◆ TO BE DONE:
From the entries below, copy out every line with "this" in it.

◆ GIVEN ENTRIES:
*-*-*

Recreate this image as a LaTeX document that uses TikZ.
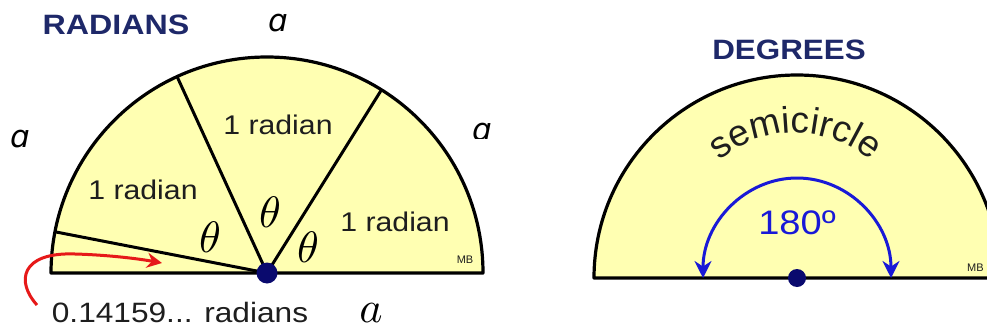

*-*-*

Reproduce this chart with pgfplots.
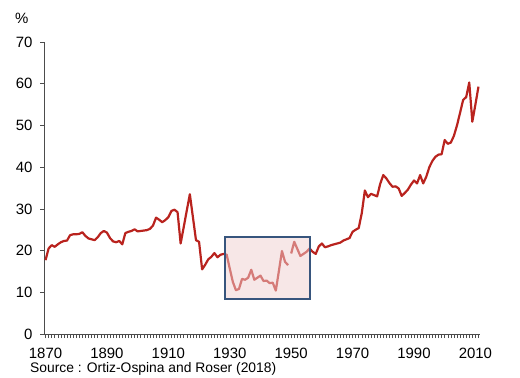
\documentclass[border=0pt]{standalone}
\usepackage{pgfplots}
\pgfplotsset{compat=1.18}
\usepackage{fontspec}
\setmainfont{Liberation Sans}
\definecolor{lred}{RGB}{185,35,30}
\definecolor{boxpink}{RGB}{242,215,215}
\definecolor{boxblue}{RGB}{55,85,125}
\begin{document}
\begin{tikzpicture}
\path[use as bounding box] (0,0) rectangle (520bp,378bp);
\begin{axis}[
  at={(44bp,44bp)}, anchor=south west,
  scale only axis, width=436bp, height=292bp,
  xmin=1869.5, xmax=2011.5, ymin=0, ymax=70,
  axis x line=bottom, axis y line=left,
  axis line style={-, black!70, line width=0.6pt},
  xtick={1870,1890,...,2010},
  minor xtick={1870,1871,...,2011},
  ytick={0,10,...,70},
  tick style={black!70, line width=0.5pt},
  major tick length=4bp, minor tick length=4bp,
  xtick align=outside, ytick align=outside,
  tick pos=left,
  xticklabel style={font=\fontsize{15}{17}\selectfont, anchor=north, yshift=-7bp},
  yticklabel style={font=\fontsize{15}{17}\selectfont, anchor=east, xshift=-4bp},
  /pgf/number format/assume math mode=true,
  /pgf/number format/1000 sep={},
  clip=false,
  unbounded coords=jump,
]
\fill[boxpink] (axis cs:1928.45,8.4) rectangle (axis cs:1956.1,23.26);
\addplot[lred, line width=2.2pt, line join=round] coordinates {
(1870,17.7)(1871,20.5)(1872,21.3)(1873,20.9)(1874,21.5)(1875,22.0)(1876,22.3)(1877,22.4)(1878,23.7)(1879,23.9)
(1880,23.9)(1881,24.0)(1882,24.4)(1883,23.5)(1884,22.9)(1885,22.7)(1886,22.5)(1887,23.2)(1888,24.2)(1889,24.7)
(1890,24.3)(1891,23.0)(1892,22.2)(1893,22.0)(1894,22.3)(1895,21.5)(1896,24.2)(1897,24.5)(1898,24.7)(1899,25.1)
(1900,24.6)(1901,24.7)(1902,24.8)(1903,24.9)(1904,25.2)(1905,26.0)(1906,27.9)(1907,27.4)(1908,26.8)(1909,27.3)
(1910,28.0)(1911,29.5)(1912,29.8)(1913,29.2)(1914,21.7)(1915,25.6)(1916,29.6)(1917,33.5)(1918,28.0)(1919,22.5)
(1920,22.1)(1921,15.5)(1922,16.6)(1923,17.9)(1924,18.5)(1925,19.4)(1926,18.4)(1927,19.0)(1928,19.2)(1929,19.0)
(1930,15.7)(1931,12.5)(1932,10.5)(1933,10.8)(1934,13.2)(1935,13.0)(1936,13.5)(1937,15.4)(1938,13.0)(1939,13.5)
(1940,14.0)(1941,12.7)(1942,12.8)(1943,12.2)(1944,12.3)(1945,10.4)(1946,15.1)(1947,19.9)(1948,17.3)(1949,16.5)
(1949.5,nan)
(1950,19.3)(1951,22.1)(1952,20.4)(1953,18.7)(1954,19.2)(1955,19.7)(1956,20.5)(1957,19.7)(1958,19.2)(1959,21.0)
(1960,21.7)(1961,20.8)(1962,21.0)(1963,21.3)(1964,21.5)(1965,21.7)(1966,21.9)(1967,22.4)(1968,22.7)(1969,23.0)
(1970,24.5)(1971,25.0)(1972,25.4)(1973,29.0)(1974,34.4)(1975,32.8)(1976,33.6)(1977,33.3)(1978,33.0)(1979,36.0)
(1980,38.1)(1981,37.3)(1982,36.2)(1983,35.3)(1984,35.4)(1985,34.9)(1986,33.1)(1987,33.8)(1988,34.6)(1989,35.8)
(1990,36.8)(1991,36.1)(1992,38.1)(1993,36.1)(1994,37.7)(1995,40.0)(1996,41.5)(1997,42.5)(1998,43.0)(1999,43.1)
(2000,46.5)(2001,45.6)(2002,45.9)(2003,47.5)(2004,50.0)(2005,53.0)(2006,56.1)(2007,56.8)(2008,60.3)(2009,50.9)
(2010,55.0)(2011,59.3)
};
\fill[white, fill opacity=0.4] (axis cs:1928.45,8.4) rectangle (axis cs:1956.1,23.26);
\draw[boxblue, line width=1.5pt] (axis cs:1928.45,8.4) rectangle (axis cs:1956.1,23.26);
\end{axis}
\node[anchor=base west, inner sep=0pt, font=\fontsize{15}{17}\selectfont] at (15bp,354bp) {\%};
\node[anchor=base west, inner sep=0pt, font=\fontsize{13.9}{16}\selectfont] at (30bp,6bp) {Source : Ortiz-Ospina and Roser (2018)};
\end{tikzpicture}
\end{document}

*-*-*

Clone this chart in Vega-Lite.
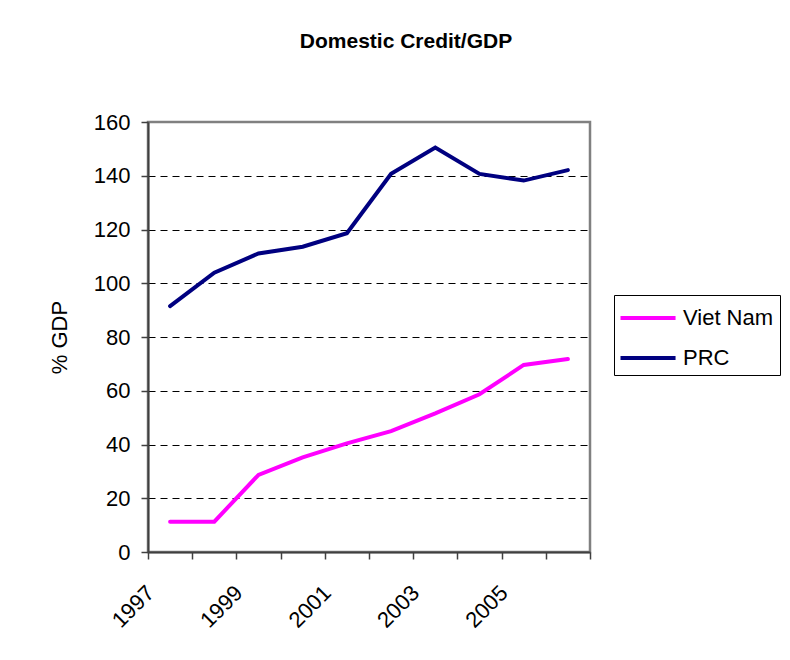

*-*-*

◆ SOLVED EXERCISE:
Recreate this image as a LaTeX document that uses TikZ.
Reproduce this chart with pgfplots.
Clone this chart in Vega-Lite.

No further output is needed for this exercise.